All’avvocato riferisce di una drammatica situazione di angherie quotidiane poste in essere dal Comandante della Stazione, caratterizzate da condotte ” lato sensu” mobbizzanti: progressivo demansionamento, turni di servizio deleteri rispetto ai colleghi, offese, minacce, tali da cagionare una significativa sofferenza morale alla sua persona.
Sul punto, oltre alla possibilità di una denuncia alla Procura militare, per la quale in realtà non nutre molta fiducia in ordine all’esito, essendo state archiviate due precedenti denunce per ingiuria e  o minaccia, intende verificare se sussistano i presupposti per una denuncia alla Procura della Repubblica presso il Tribunale Ordinario.

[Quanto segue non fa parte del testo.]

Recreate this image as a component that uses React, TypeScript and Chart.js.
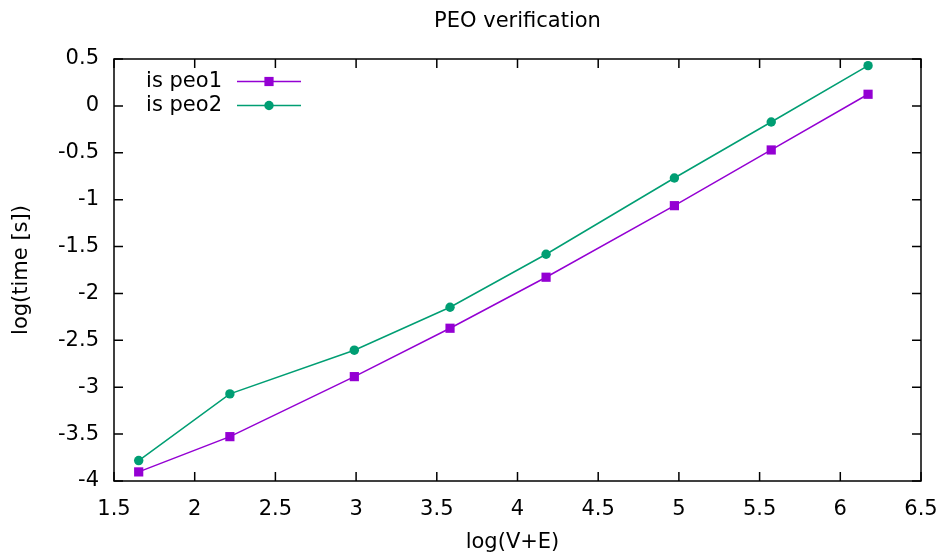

Sul punto la giurisprudenza della Suprema Corte ( ovvero la Corte di Cassazione ) ha ormai affermato la configurabilità del reato di cui all’art. 572 c.p. ( c.d. maltrattamenti in famiglia) anche nell’ambito di rapporti lavorativi c.d. ” parafamiliari”.

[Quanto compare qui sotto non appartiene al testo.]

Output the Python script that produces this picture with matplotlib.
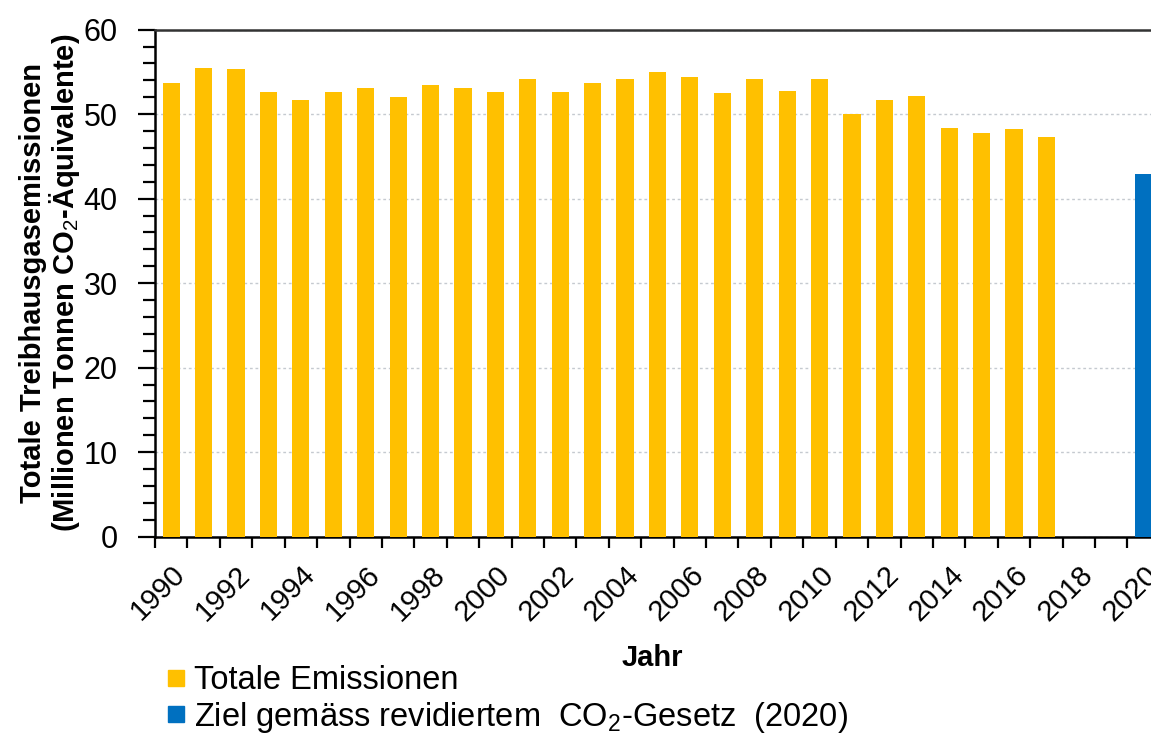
import numpy as np
import matplotlib
matplotlib.use('Agg')
import matplotlib.pyplot as plt
from matplotlib.lines import Line2D
from matplotlib.ticker import MultipleLocator, FixedLocator, NullFormatter

plt.rcParams['font.family'] = ['Liberation Sans', 'DejaVu Sans']
plt.rcParams['mathtext.fontset'] = 'custom'
plt.rcParams['mathtext.rm'] = 'Liberation Sans'
plt.rcParams['mathtext.bf'] = 'Liberation Sans:bold'

# data (Mio. t CO2-eq)
years = list(range(1990, 2021))
emissions = [53.7, 55.5, 55.3, 52.6, 51.7, 52.6, 53.1, 52.0, 53.4, 53.1,
             52.6, 54.2, 52.6, 53.7, 54.2, 55.0, 54.4, 52.5, 54.2, 52.8,
             54.2, 50.0, 51.7, 52.2, 48.4, 47.8, 48.2, 47.3]
target_year = 2020
target_value = 42.96
label_years = [y for y in years if y % 2 == 0]

yellow = '#FFC000'
blue = '#0070C0'

fig = plt.figure(figsize=(11.51, 7.35), dpi=100)
# axes run past the right edge, like the cropped original
ax = fig.add_axes([0.1347, 0.2698, 0.873, 0.6898])

x_em = np.arange(len(emissions))
ax.bar(x_em, emissions, width=0.53, color=yellow, zorder=3)
ax.bar(years.index(target_year), target_value, width=0.53, color=blue, zorder=3)

ax.set_xlim(-0.5, len(years) - 0.5)
ax.set_ylim(0, 60)

# y axis
ax.yaxis.set_major_locator(MultipleLocator(10))
ax.yaxis.set_minor_locator(MultipleLocator(2))
ax.tick_params(axis='y', which='major', direction='out', length=12, width=1.6,
               labelsize=22, pad=15)
ax.tick_params(axis='y', which='minor', direction='out', length=9, width=1.6)

# x axis: ticks between categories, labels every second year
ax.xaxis.set_major_locator(FixedLocator(np.arange(len(years) + 1) - 0.5))
ax.xaxis.set_major_formatter(NullFormatter())
ax.xaxis.set_minor_locator(FixedLocator([years.index(y) for y in label_years]))
ax.set_xticklabels([str(y) for y in label_years], minor=True)
ax.tick_params(axis='x', which='major', direction='out', length=8, width=1.6)
ax.tick_params(axis='x', which='minor', length=0, labelsize=21, pad=17)
for lab in ax.get_xticklabels(minor=True):
    lab.set_rotation(45)
    lab.set_ha('right')
    lab.set_rotation_mode('anchor')

ax.grid(axis='y', which='major', color='#c5cad0', linestyle=(0, (2, 2)),
        linewidth=1, zorder=0)

for s in ['left', 'bottom']:
    ax.spines[s].set_linewidth(1.8)
ax.spines['top'].set_linestyle((0, (3, 1)))
ax.spines['top'].set_color('#333333')
ax.spines['top'].set_linewidth(1.8)
ax.spines['right'].set_visible(False)

fig.text(51 / 1151, 1 - 283 / 735,
         'Totale Treibhausgasemissionen\n(Millionen Tonnen CO$_2$-Äquivalente)',
         rotation=90, ha='center', va='center', multialignment='center',
         fontsize=21, fontweight='bold', linespacing=1.0)
fig.text(652 / 1151, 1 - 658 / 735, 'Jahr', ha='center', va='center',
         fontsize=21, fontweight='bold')

handles = [Line2D([], [], marker='s', linestyle='none', markersize=11,
                  color=yellow),
           Line2D([], [], marker='s', linestyle='none', markersize=11,
                  color=blue)]
labels = ['Totale Emissionen', 'Ziel gemäss revidiertem  CO$_2$-Gesetz  (2020)']
fig.legend(handles, labels, loc='upper left',
           bbox_to_anchor=(166 / 1151, 1 - 665 / 735), frameon=False,
           fontsize=23.5, handlelength=0.6, handletextpad=0.25, labelspacing=0.12,
           borderaxespad=0, borderpad=0)

fig.savefig('out.png', dpi=100)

Certamente l’assunto vale anche per la Stazione territoriale dell’Arma tipico luogo – per comune dato di esperienza – dove la comunanza tra colleghi, il rapporto quasi paternalistico con il superiore – rimanda almeno in via teorica alla situazione lavorativa richiesta dalla giurisprudenza.

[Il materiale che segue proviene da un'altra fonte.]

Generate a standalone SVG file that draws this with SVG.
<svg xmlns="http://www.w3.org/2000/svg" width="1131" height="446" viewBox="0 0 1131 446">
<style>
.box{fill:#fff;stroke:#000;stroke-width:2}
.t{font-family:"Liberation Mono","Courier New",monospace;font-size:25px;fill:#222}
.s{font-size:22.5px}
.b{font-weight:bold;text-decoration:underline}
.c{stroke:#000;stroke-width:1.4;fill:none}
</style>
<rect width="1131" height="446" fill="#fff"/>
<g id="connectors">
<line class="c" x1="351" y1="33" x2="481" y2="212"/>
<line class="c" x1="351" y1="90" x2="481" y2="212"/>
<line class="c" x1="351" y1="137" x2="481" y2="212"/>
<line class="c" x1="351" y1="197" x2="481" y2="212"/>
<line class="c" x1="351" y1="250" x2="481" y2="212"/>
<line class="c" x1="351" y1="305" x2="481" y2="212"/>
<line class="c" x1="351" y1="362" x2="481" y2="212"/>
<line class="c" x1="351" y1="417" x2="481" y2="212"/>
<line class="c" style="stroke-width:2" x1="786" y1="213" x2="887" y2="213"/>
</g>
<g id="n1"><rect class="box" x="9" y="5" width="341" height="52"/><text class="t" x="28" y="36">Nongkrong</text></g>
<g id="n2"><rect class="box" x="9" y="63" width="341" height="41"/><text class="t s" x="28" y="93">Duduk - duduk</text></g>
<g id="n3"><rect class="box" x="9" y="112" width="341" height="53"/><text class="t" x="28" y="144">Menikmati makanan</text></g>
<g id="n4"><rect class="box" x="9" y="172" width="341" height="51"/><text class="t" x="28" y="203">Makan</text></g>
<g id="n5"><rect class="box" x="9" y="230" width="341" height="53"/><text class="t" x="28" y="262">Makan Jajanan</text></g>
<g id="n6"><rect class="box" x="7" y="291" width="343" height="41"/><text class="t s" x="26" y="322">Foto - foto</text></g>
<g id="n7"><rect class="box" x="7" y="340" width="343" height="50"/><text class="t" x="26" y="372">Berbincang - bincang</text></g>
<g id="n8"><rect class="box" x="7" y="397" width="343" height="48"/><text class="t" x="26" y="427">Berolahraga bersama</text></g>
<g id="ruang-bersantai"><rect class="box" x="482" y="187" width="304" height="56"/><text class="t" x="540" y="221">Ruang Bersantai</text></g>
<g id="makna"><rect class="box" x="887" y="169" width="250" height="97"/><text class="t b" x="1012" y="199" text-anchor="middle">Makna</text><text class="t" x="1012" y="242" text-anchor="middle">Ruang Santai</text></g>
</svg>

Riportiamo per comodità espositiva un significativo ed esauriente brano tratto da una recente sentenza della Corte di Cassazione Penale: 
“S’intende, infatti, alludere a quelle situazioni in cui il rapporto tra il datore di lavoro ed il dipendente assume natura c.d. parafamiliare, poiché caratterizzato da relazioni intense ed abituali, da consuetudini di vita tra i soggetti, dalla soggezione di una parte nei confronti dell’altra, dalla fiducia riposta dal soggetto più debole del rapporto in quello che ricopre la posizione di supremazia (Cass. Sez. 6, sent. n. 28603 del 28/03/2013, P.C. in proc. S. e altro, Rv. 255976; Sez. 6, sent. n. 16094 del 11/04/2012, I., Rv. 252609; Sez. 6, n. 685 del 22/09/2010, P.C. in proc. C, Rv. 249186) ovvero quando nell’ambito di un rapporto professionale o di lavoro, il soggetto attivo si trovi un una posizione di supremazia, connotata dall’esercizio di un potere direttivo o disciplinare tale da rendere ipotizzabile una condizione di soggezione, anche solo psicologica, del soggetto passivo, che appaia riconducibile ad un rapporto di natura parafamiliare (Cass. Sez. 6, sent. n. 43100 del 10/10/2011, R.C. e P., Rv. 251368).
La denuncia se assistita in punto di fatto da prove è fondata e comporta , in caso di condanna dell’imputato , la pena della reclusione sino a sei anni , con la possibilità, nei casi più gravi di chiedere anche misure cautelari personali – oltre naturalmente la costituzione di parte civile per i danni subiti.